Het bijzondere van De windmolen is de vorm: een elkaar in moordend tempo (er staat geen enkele witregel in deze novelle!) afwisselende reeks anekdoten (herinneringen, roddels, verhalen), die voornamelijk in dialogen worden verteld. De overgangen zijn abrupt: er wordt met het grootste gemak van het heden naar het verleden overgestapt, en omgekeerd. Bepaalde anekdoten komen verschillende malen voor, waarmee Cela suggereert hoezeer dit benauwende wereldje vol sociale controle in een kringetje ronddraait. Machteloos staan deze onontwikkelde mensen voor de grote problemen waarmee het lot hen confronteert: ziekte, dood, ongelukken, eenzaamheid, overspel, incest.
Cela is in De windmolen ongenadiger voor zijn personages dan in De bijenkorf, ook een boek waarin geen individuen, maar een als mieren krioelende groep mensen wordt geportretteerd. Zoals de dorpsbewoners lachen om de beesten die zij mishandelen, zo lacht Cela om de domheid van deze mensen. Maar hoe graag hij ook de karikatuur als stijlmiddel hanteert, door de humor die hij zijn personages geeft kan hij niet verhullen dat ze hem ook ontroeren.

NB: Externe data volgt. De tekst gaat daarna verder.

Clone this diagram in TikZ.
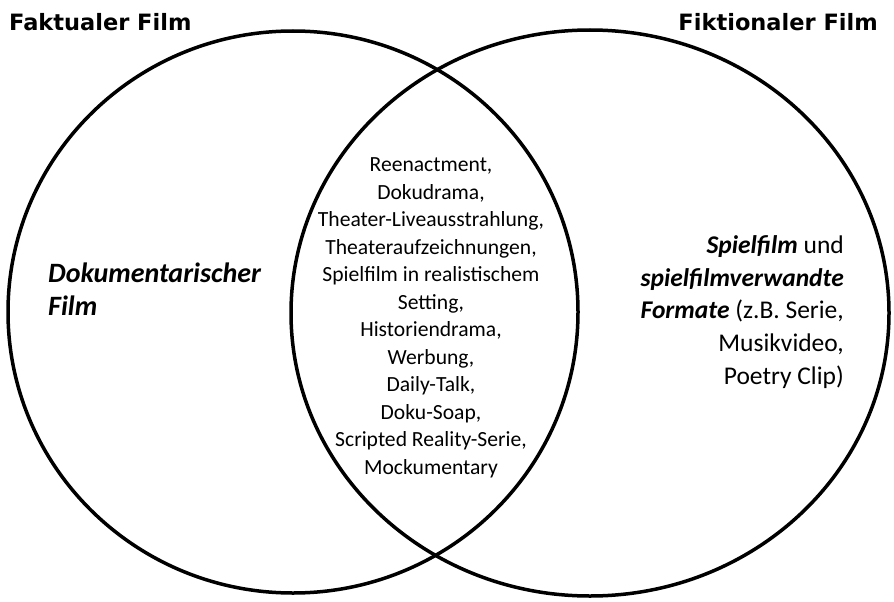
\documentclass[tikz,border=0pt]{standalone}
\usepackage{fontspec}
\setmainfont{Carlito}
\newfontfamily\titlefont{DejaVu Sans}
\usetikzlibrary{positioning}
\tikzset{
  filmset/.style={line width=3.5pt},
  titel/.style={font=\titlefont\bfseries\fontsize{22.5}{26}\selectfont, inner sep=0pt},
  listtext/.style={align=center, font=\fontsize{21.6}{27.5}\selectfont, inner sep=0pt},
  sidetext/.style={font=\fontsize{25.5}{32.7}\selectfont, inner sep=0pt},
}

\begin{document}
\begin{tikzpicture}[x=1pt,y=-1pt]
            \useasboundingbox (0,0) rectangle (894,602);
            % the two sets
            \draw[filmset] (293,312) ellipse [x radius=285, y radius=281];
            \draw[filmset] (590,313) ellipse [x radius=299, y radius=283];

            \node (fakt) [titel,anchor=west] at (9,22)  {Faktualer Film};
            \node (fikt) [titel,anchor=east] at (878,22) {Fiktionaler Film};

            \node (doku) [sidetext,font=\fontsize{28}{32.7}\selectfont,align=left,anchor=west] at (48,289)
                {\textbf{\textit{Dokumentarischer}}\\\textbf{\textit{Film}}};
            \node (mitte) [listtext] at (431,318)
                {Reenactment,\\Dokudrama,\\Theater-Liveausstrahlung,\\Theateraufzeichnungen,\\
                 Spielfilm in realistischem\\Setting,\\Historiendrama,\\Werbung,\\Daily-Talk,\\
                 Doku-Soap,\\Scripted Reality-Serie,\\Mockumentary};
            \node (spiel) [sidetext,align=right,anchor=east] at (844,312)
                {\textbf{\textit{Spielfilm}} und\\\textbf{\textit{spielfilmverwandte}}\\
                 \textbf{\textit{Formate}} (z.B. Serie,\\Musikvideo,\\Poetry Clip)};
        \end{tikzpicture}
\end{document}
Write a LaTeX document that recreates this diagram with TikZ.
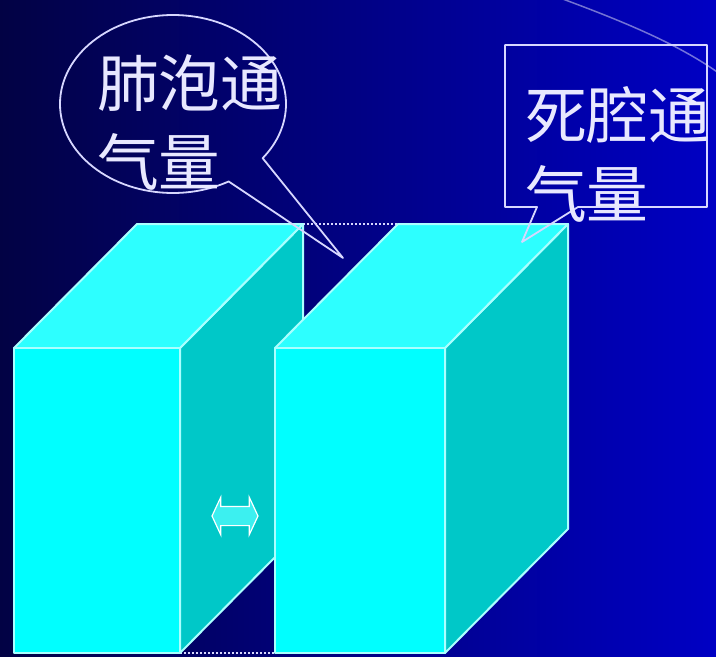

Wat Cela evenmin kan verhullen is zijn zo langzamerhand spreekwoordelijke voorliefde voor de scatologische, morbide en erotische kanten van het leven. Zo is er in De windmolen sprake van een man die diep in de put zit omdat zijn vrouw tijdens het bedrijven van de liefde winden laat. En ook van een arme weduwe die haar foetus in een stopfles van doorzichtig glas bewaart, half gevuld met vloeistof. Dat gaat heel lang goed, tot de tragische dag dat de inhoud van de stopfles bedorven blijkt te zijn. De miskraam wordt weggegooid bij de muren van het kerkhof, waar een hongerige hond zich er te goed aan doet. Het gerecht bekomt de hond slecht en hij moet afgeschoten worden. De lezer gruwt, Cela lacht.